Exactly repeat the lines starting at the one that holds "Reproduce this diagram with TikZ." and ending at the one that holds "minimum width=102pt, minimum". Both end lines count; leave out everything else.

--- START Data entries ---

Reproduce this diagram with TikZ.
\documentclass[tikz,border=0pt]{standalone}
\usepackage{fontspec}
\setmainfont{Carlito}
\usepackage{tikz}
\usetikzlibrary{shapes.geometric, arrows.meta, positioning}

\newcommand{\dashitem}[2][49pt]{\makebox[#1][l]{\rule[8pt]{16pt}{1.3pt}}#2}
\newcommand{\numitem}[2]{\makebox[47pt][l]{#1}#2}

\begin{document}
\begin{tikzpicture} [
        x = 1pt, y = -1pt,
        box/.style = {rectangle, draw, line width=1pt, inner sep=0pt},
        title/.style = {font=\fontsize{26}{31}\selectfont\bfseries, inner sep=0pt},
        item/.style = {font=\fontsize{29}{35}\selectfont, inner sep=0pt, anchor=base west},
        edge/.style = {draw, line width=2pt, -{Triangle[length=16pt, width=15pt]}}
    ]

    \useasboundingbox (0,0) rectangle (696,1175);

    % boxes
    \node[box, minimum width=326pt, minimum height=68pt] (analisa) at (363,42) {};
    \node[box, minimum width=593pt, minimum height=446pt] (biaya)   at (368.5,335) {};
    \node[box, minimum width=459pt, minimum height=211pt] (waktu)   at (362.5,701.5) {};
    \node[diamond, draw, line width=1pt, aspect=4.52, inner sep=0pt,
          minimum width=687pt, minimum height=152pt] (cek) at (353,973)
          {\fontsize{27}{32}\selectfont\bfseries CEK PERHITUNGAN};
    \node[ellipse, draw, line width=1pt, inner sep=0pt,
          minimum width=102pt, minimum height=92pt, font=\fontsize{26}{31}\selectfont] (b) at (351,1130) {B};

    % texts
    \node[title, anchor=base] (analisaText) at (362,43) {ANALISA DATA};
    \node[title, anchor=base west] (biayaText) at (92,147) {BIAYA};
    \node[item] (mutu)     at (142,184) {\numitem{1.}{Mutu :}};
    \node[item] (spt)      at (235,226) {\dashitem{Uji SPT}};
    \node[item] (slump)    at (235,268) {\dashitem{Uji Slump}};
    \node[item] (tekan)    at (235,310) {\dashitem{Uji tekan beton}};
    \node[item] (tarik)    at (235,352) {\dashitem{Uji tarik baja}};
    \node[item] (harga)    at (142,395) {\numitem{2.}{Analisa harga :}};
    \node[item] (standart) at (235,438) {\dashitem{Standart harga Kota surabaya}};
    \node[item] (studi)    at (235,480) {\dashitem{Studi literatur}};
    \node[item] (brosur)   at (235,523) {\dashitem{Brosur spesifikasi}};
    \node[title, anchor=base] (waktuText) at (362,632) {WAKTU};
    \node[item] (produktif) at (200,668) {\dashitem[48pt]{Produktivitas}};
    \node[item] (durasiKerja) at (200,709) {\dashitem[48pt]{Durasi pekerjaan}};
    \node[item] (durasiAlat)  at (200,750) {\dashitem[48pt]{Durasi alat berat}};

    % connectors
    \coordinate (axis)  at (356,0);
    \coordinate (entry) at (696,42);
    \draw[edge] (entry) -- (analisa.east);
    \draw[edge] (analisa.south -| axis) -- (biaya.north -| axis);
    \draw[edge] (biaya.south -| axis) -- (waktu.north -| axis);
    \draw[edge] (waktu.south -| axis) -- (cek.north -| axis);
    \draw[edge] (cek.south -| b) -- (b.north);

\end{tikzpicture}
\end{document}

--- END Data entries ---
--- START Data entries ---

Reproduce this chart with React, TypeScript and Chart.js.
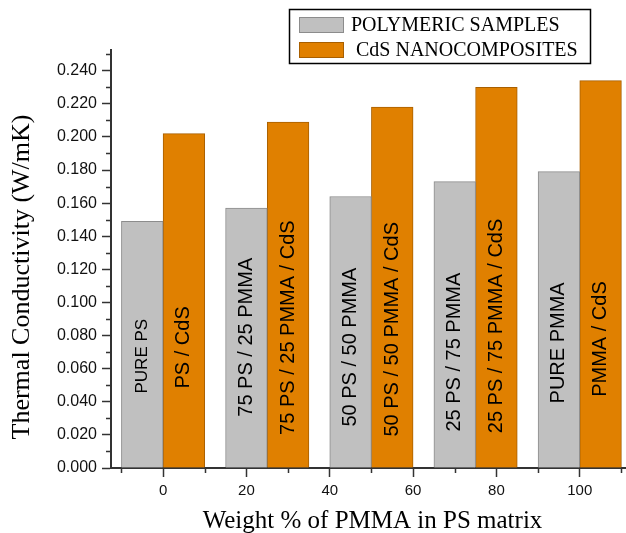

--- END Data entries ---

Final answer.
Reproduce this diagram with TikZ.
\documentclass[tikz,border=0pt]{standalone}
\usepackage{fontspec}
\setmainfont{Carlito}
\usepackage{tikz}
\usetikzlibrary{shapes.geometric, arrows.meta, positioning}

\newcommand{\dashitem}[2][49pt]{\makebox[#1][l]{\rule[8pt]{16pt}{1.3pt}}#2}
\newcommand{\numitem}[2]{\makebox[47pt][l]{#1}#2}

\begin{document}
\begin{tikzpicture} [
        x = 1pt, y = -1pt,
        box/.style = {rectangle, draw, line width=1pt, inner sep=0pt},
        title/.style = {font=\fontsize{26}{31}\selectfont\bfseries, inner sep=0pt},
        item/.style = {font=\fontsize{29}{35}\selectfont, inner sep=0pt, anchor=base west},
        edge/.style = {draw, line width=2pt, -{Triangle[length=16pt, width=15pt]}}
    ]

    \useasboundingbox (0,0) rectangle (696,1175);

    % boxes
    \node[box, minimum width=326pt, minimum height=68pt] (analisa) at (363,42) {};
    \node[box, minimum width=593pt, minimum height=446pt] (biaya)   at (368.5,335) {};
    \node[box, minimum width=459pt, minimum height=211pt] (waktu)   at (362.5,701.5) {};
    \node[diamond, draw, line width=1pt, aspect=4.52, inner sep=0pt,
          minimum width=687pt, minimum height=152pt] (cek) at (353,973)
          {\fontsize{27}{32}\selectfont\bfseries CEK PERHITUNGAN};
    \node[ellipse, draw, line width=1pt, inner sep=0pt,
          minimum width=102pt, minimum height=92pt, font=\fontsize{26}{31}\selectfont] (b) at (351,1130) {B};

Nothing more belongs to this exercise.